Apesar de Galileu não questionar explicitamente a doutrina católica a respeito da Eucaristia, o modelo atômico reduz a essência das coisas à mera matéria; o que contradiz princípios metafísicos categorizados por Aristóteles de substância e acidente, os quais são fundamentais para a explicação de Santo Tomás de Aquino sobre a transubstanciação (6), a qual foi dogmatizada pelo Concílio de Trento, e cuja opinião contrária foi posta sob anátema:
“Se alguém disser que no sacrossanto sacramento da Eucaristia fica a substância do pão e do vinho juntamente com o corpo e o sangue de Nosso Senhor Jesus Cristo; e negar aquela admirável e singular conversão de toda a substância de pão no corpo, e de toda a substância do vinho no sangue, ficando apenas as espécies de pão e de vinho, que a Igreja com suma propriedade chama de transubstanciação — seja excomungado.” (7).
Está provado que Galileu não foi torturado pela Inquisição.
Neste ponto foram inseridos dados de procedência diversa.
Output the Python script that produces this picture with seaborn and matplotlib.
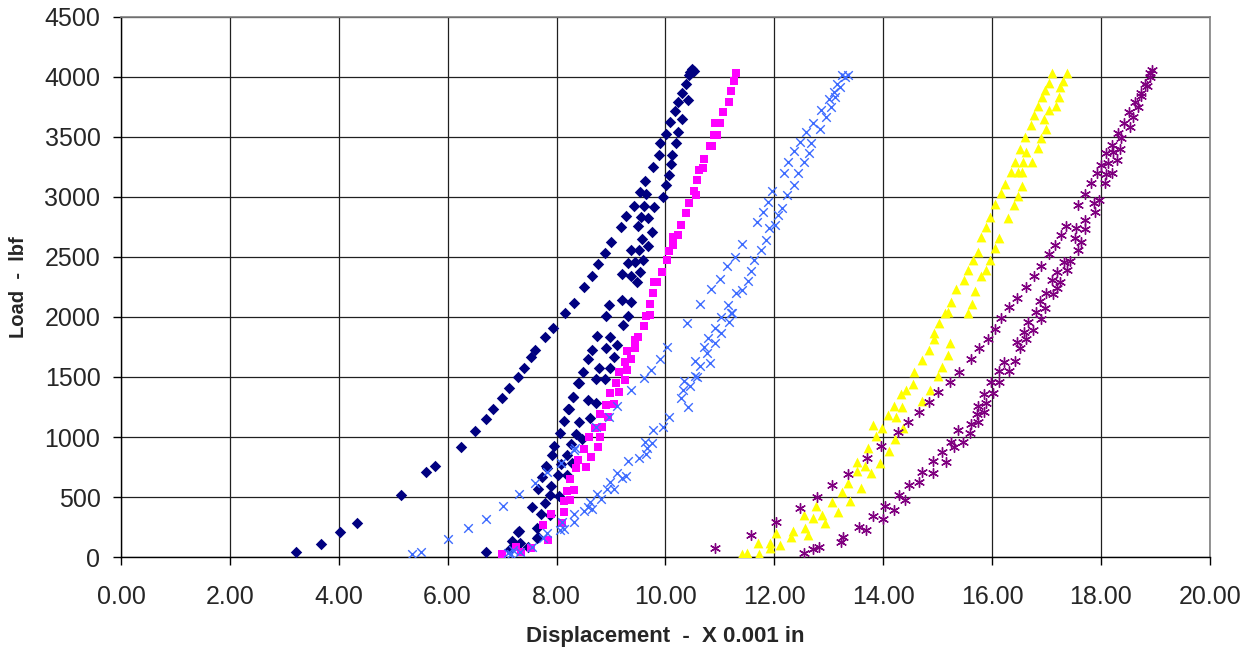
import numpy as np
import pandas as pd
import matplotlib
matplotlib.use("Agg")
import matplotlib.pyplot as plt
import seaborn as sns

# =========================
# DATA (displacement x 0.001 in, load lbf)
# =========================
series1 = [  # navy diamonds
    (3.22, 44), (3.68, 106), (4.02, 206), (4.33, 283), (5.14, 519), (5.61, 706), (5.76, 756),
    (6.24, 919), (6.50, 1047), (6.70, 1147), (6.83, 1233), (6.99, 1322), (7.13, 1411), (7.29, 1500),
    (7.40, 1578), (7.53, 1664), (7.61, 1725), (7.78, 1833), (7.93, 1911), (8.16, 2031), (8.33, 2119),
    (8.50, 2253), (8.66, 2344), (8.76, 2444), (8.90, 2533), (9.00, 2622), (9.18, 2750), (9.28, 2839),
    (9.42, 2928), (9.53, 3044), (9.63, 3133), (9.77, 3250), (9.88, 3350), (9.91, 3447), (10.01, 3528),
    (10.09, 3622), (10.17, 3719), (10.23, 3789), (10.31, 3869), (10.37, 3942), (10.44, 4017),
    (10.49, 4064), (10.52, 4050), (10.46, 4040),
    (10.42, 3808), (10.31, 3647), (10.23, 3544), (10.20, 3453), (10.13, 3350), (10.11, 3272),
    (10.07, 3183), (10.01, 3100), (9.96, 2997), (9.80, 2919), (9.69, 2825), (9.75, 2711), (9.68, 2592),
    (9.59, 2475), (9.53, 2378), (9.48, 2294), (9.37, 2128), (9.31, 2008),
    (9.64, 3022), (9.61, 2928), (9.56, 2836), (9.50, 2761), (9.57, 2647), (9.51, 2558), (9.45, 2461),
    (9.36, 2558), (9.31, 2453), (9.20, 2358), (9.37, 2344), (9.20, 2142), (8.97, 2100), (8.91, 2008),
    (9.23, 1933), (8.74, 1844), (8.99, 1831), (9.12, 1767), (8.65, 1725), (8.91, 1744), (9.05, 1669),
    (8.57, 1647), (8.78, 1578), (8.99, 1578), (8.48, 1539), (8.72, 1486), (8.90, 1481), (8.42, 1453),
    (8.30, 1331), (8.57, 1306), (8.72, 1286), (8.22, 1236), (8.61, 1156), (8.42, 1128), (8.13, 1131),
    (8.07, 1036), (8.35, 1025), (8.47, 981), (7.96, 928), (8.26, 939), (7.91, 850), (8.19, 850),
    (8.08, 772), (8.28, 781), (7.82, 744), (8.02, 683), (8.19, 683), (7.74, 664), (7.66, 564),
    (7.90, 594), (8.05, 511), (7.79, 453), (7.55, 414), (7.88, 350), (7.71, 356), (7.31, 217),
    (7.66, 164), (7.18, 136), (7.33, 114), (6.70, 44), (7.15, 64), (7.30, 211), (7.64, 161),
    (7.48, 86), (7.65, 244), (7.88, 517), (7.80, 758), (8.23, 1233), (8.39, 1453), (8.31, 1331),
]

series2 = [  # magenta squares
    (6.99, 25), (7.26, 86), (7.34, 39), (7.53, 72), (7.76, 267), (7.84, 142), (7.90, 356), (8.10, 286),
    (8.14, 375), (8.14, 464), (8.25, 472), (8.19, 550), (8.33, 558), (8.25, 650), (8.35, 739),
    (8.55, 747), (8.40, 808), (8.63, 836), (8.50, 900), (8.77, 917), (8.60, 997), (8.80, 997),
    (8.70, 1078), (8.84, 1083), (8.79, 1189), (8.95, 1169), (8.91, 1269), (9.05, 1272), (8.99, 1369),
    (9.14, 1378), (9.10, 1450), (9.25, 1475), (9.14, 1544), (9.29, 1558), (9.25, 1622), (9.36, 1650),
    (9.29, 1714), (9.45, 1739), (9.44, 1808), (9.49, 1831), (9.60, 1928), (9.64, 2008), (9.71, 2014),
    (9.71, 2106), (9.77, 2197), (9.80, 2292), (9.84, 2290), (9.93, 2378), (10.03, 2475), (10.06, 2547),
    (10.14, 2597), (10.14, 2667), (10.24, 2683), (10.28, 2769), (10.38, 2869), (10.43, 2953),
    (10.56, 3019), (10.52, 3050), (10.58, 3142), (10.70, 3239), (10.61, 3225), (10.71, 3314),
    (10.82, 3425), (10.86, 3425), (10.89, 3519), (10.94, 3519), (10.92, 3617), (11.00, 3617),
    (11.06, 3706), (11.17, 3792), (11.20, 3886), (11.26, 3969), (11.29, 4031),
]

series3 = [  # light blue crosses
    (5.35, 25), (5.52, 44), (6.01, 153), (6.38, 242), (6.70, 319), (7.02, 428), (7.31, 522),
    (7.61, 617), (7.82, 706), (8.08, 786), (8.32, 892), (8.34, 906), (8.73, 1086), (8.96, 1169),
    (9.11, 1258), (9.37, 1392), (9.60, 1489), (9.74, 1558), (9.90, 1647), (10.03, 1753), (10.39, 1953),
    (10.63, 2108), (10.83, 2236), (11.00, 2317), (11.14, 2422), (11.28, 2503), (11.41, 2611),
    (11.69, 2794), (11.80, 2875), (11.88, 2961), (11.96, 3053), (12.18, 3203), (12.26, 3292),
    (12.37, 3381), (12.48, 3458), (12.59, 3542), (12.72, 3619), (12.85, 3728), (13.01, 3814),
    (13.10, 3878), (13.16, 3942), (13.24, 4017), (13.35, 4017),
    (7.10, 31), (7.16, 25), (7.21, 58), (7.33, 39), (7.55, 86), (7.76, 156), (7.82, 197), (8.07, 225),
    (8.14, 231), (8.10, 289), (8.32, 294), (8.32, 358), (8.51, 383), (8.57, 414), (8.65, 400),
    (8.62, 461), (8.75, 525), (8.82, 481), (8.93, 567), (8.99, 628), (9.06, 567), (9.12, 703),
    (9.20, 656), (9.27, 678), (9.32, 803), (9.51, 822), (9.64, 858), (9.66, 906), (9.63, 961),
    (9.75, 947), (9.77, 1058), (9.95, 1086), (10.06, 1164), (10.28, 1322), (10.32, 1392),
    (10.42, 1247), (10.46, 1425), (10.34, 1467), (10.54, 1508), (10.58, 1500), (10.54, 1636),
    (10.64, 1592), (10.71, 1753), (10.77, 1697), (10.82, 1619), (10.92, 1781), (10.78, 1828),
    (10.91, 1911), (11.02, 1869), (11.03, 2003), (11.17, 1961), (11.20, 2031), (11.15, 2100),
    (11.23, 2036), (11.29, 2197), (11.41, 2225), (11.52, 2303), (11.57, 2386), (11.63, 2475),
    (11.76, 2558), (11.84, 2642), (11.90, 2739), (12.01, 2767), (12.07, 2850), (12.15, 2906),
    (12.24, 3017), (12.36, 3100), (12.44, 3197), (12.55, 3294), (12.64, 3369), (12.67, 3447),
    (12.84, 3567), (12.95, 3669), (13.04, 3753), (13.12, 3831), (13.21, 3919), (13.30, 4003),
]

series4 = [  # yellow triangles
    (11.41, 22), (11.50, 31), (11.72, 22), (11.70, 119), (11.92, 119), (11.92, 72), (12.10, 100),
    (12.03, 203), (12.30, 169), (12.35, 217), (12.62, 183), (12.57, 244), (12.55, 350), (12.71, 322),
    (12.87, 350), (12.94, 281), (12.76, 428), (13.07, 461), (13.17, 372), (13.24, 544), (13.39, 467),
    (13.36, 614), (13.59, 578), (13.52, 719), (13.66, 761), (13.78, 703), (13.52, 789), (13.73, 906),
    (13.94, 781), (13.87, 1008), (13.98, 1078), (13.82, 1100), (14.11, 886), (14.22, 981),
    (14.36, 1072), (14.09, 1183), (14.24, 1164), (14.20, 1258), (14.35, 1247), (14.33, 1356),
    (14.42, 1392), (14.55, 1442), (14.72, 1303), (14.87, 1392), (15.00, 1508), (14.57, 1544),
    (14.71, 1642), (14.85, 1725), (14.94, 1814), (15.08, 1586), (15.19, 1683), (15.22, 1781),
    (15.03, 1947), (14.94, 1864), (15.13, 2031), (15.25, 2128), (15.19, 2044), (15.34, 2231),
    (15.48, 2308), (15.56, 2392), (15.65, 2475), (15.74, 2544), (15.80, 2669), (15.89, 2753),
    (15.97, 2836), (16.05, 2942), (16.17, 3031), (16.23, 3108), (16.34, 3206), (16.43, 3294),
    (16.52, 3397), (16.61, 3497), (16.71, 3600), (16.78, 3683), (16.84, 3758), (16.92, 3831),
    (16.98, 3892), (17.04, 3947), (17.11, 4031),
    (17.37, 4031), (17.30, 3969), (17.24, 3919), (17.23, 3831), (17.17, 3761), (17.04, 3725),
    (16.95, 3647), (16.99, 3567), (16.90, 3494), (16.84, 3406), (16.73, 3294), (16.55, 3206),
    (16.55, 3092), (16.47, 3008), (16.40, 2931), (16.29, 2828), (16.12, 2656), (16.05, 2572),
    (15.96, 2475), (15.89, 2392), (15.80, 2342), (15.69, 2219), (15.63, 2106), (15.56, 2031),
    (16.47, 3211), (16.57, 3294), (16.62, 3378),
]

series5 = [  # purple stars
    (10.91, 78), (11.57, 183), (12.04, 294), (12.47, 408), (12.78, 503), (13.07, 597), (13.35, 692),
    (13.71, 822), (13.96, 928), (14.27, 1039), (14.45, 1128), (14.65, 1211), (14.85, 1294),
    (15.01, 1378), (15.22, 1461), (15.39, 1544), (15.62, 1647), (15.77, 1744), (15.92, 1814),
    (16.06, 1900), (16.17, 1989), (16.32, 2081), (16.46, 2156), (16.63, 2253), (16.78, 2342),
    (16.90, 2425), (17.04, 2525), (17.15, 2600), (17.27, 2683), (17.36, 2761), (17.58, 2933),
    (17.71, 3025), (17.82, 3119), (17.92, 3197), (18.01, 3267), (18.10, 3364), (18.21, 3433),
    (18.32, 3536), (18.43, 3614), (18.51, 3711), (18.62, 3794), (18.73, 3864), (18.81, 3942),
    (18.90, 4031),
    (12.55, 31), (12.72, 64), (12.82, 81), (13.22, 128), (13.27, 164), (13.55, 253), (13.69, 225),
    (13.82, 342), (13.99, 314), (14.04, 428), (14.20, 392), (14.29, 517), (14.41, 475), (14.47, 600),
    (14.65, 628), (14.71, 711), (14.91, 697), (14.91, 803), (15.08, 878), (15.16, 794), (15.24, 961),
    (15.31, 919), (15.38, 1058), (15.46, 961), (15.59, 1031), (15.62, 1106), (15.74, 1128),
    (15.73, 1189), (15.85, 1211), (15.74, 1261), (15.89, 1281), (15.86, 1356), (16.01, 1369),
    (15.99, 1461), (16.13, 1461), (16.12, 1550), (16.32, 1550), (16.22, 1628), (16.42, 1636),
    (16.51, 1744), (16.46, 1794), (16.63, 1814), (16.59, 1878), (16.75, 1892), (16.67, 1956),
    (16.90, 1981), (16.81, 2044), (16.98, 2072), (16.89, 2136), (17.00, 2197), (17.12, 2192),
    (17.20, 2239), (17.11, 2308), (17.24, 2294), (17.20, 2378), (17.38, 2392), (17.32, 2461),
    (17.43, 2469), (17.58, 2558), (17.64, 2628), (17.52, 2656), (17.55, 2739), (17.71, 2731),
    (17.71, 2808), (17.90, 2878), (17.88, 2953), (17.97, 2975), (18.07, 3114), (18.10, 3189),
    (18.20, 3197), (18.14, 3281), (18.29, 3308), (18.23, 3378), (18.35, 3397), (18.37, 3489),
    (18.53, 3583), (18.59, 3669), (18.68, 3753), (18.74, 3842), (18.85, 3925), (18.91, 4003),
    (18.93, 4058),
]

x_ticks = np.arange(0, 20.01, 2)
y_ticks = np.arange(0, 4501, 500)

# =========================
# Styling per series
# =========================
styles = [
    (series1, "#000080", "D", 34, 0.0),
    (series2, "#FF00FF", "s", 38, 0.0),
    (series3, "#3D6BFF", "x", 38, 1.0),
    (series4, "#FFFF00", "^", 50, 0.0),
    (series5, "#800080", (6, 2, 0), 50, 1.0),
]

sns.set_style("white")
plt.rcParams["font.family"] = ["Liberation Sans", "DejaVu Sans"]

fig = plt.figure(figsize=(12.5, 6.53), dpi=100)
ax = fig.add_axes([0.0968, 0.147, 0.871, 0.827])

for data, color, marker, size, lw in styles:
    df = pd.DataFrame(data, columns=["disp", "load"])
    sns.scatterplot(data=df, x="disp", y="load", color=color, marker=marker,
                    s=size, linewidth=lw, edgecolor=color if lw == 0 else None,
                    ax=ax, zorder=3, legend=False)

ax.set_xlim(0, 20)
ax.set_ylim(0, 4500)
ax.set_xticks(x_ticks)
ax.set_yticks(y_ticks)
ax.set_xticklabels([f"{v:.2f}" for v in x_ticks])
ax.set_yticklabels([f"{int(v)}" for v in y_ticks])
ax.grid(True, color="#202020", linewidth=0.9)
ax.set_axisbelow(True)

for side in ["left", "bottom"]:
    ax.spines[side].set_color("black")
    ax.spines[side].set_linewidth(1.0)
for side in ["top", "right"]:
    ax.spines[side].set_color("#808080")
    ax.spines[side].set_linewidth(1.2)

ax.tick_params(axis="both", direction="out", length=5.8, width=1, color="black",
               labelsize=18, bottom=True, left=True)
ax.tick_params(axis="x", pad=14)
ax.tick_params(axis="y", pad=9)

ax.set_xlabel("Displacement  -  X 0.001 in", fontsize=16, fontweight="bold", va="center")
ax.set_ylabel("Load  -  lbf", fontsize=14.5, fontweight="bold", va="center")
ax.xaxis.set_label_coords(0.5, -0.148)
ax.yaxis.set_label_coords(-0.094, 0.5)

fig.savefig("out.png", dpi=100)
Pelo contrário: as sanções a que ele estaria sujeito seriam as mais justas (se ele não tivesse recebido tantas regalias ao arrepio da lei), e a história prova que os erros devem ser corrigidos o quanto antes, pois as consequências podem ser as mais graves, não somente para a Igreja, mas para toda a sociedade.
Para terminar, antecipo-me dizendo que não quero usar o milagre do Sol ocorrido em Fátima como prova de uma ou de outra teoria, mas não posso deixar de notar o interessante alinhamento entre as festas de São Roberto Bellarmino — personagem ativo na condenação de Galileu — e de Nossa Senhora do Rosário de Fátima, a qual afirmou que o dogma da Fé seria preservado em Portugal, e que escolheu provar sua autenticidade fazendo o Sol dançar no Céu e se precipitar sobre a Terra.
Porém, deixo o arremate com Gustavo Corção:
“A ideia de um Sol imóvel no centro do mundo é mais grotesca, mais fantástica, mais insensata do que a tradicional ideia que colocava o centro na Terra em que surgiu o homem e se encarnou o Verbo de Deus. [...] Mais acertada é a proposição filosófica ou teológica que coloca o centro do mundo onde está o observador capaz de medir paralaxes e anos-luz, ou onde esteve a Segunda Pessoa da Santíssima Trindade em sua condição carnal.” (8).
Lucas Maria R. Fonseca
Anápolis, 13 de maio de 2025
Festa de Nossa Senhora de Fátima e de São Roberto Bellarmino
Referências
Reuben Parsons, Some Lies and Errors of History, Notre Dame, Indiana: The Ave Maria, second edition, 1893, pp. 80-81.
Antonio Favaro, Galileo e L’Inquisizione, Nabu Press, 2010, p. 63.
Solange Strong Hertz, Beyond Politics: A Meta-Historical View, The Remnant Press, 2003.
Reuben Parsons, Some Lies and Errors of History, Notre Dame, Indiana: The Ave Maria, 7th edition, 1893, pp. 89-92.
Gustavo Corção, O século do nada, Record, p. 131.
Santo Tomás de Aquino, Summa Theologiae, III pars, q. 77.
Concílio de Trento, sessão XIII, cap. 4, cân. 2.
Gustavo Corção, O século do nada, Record, p. 134.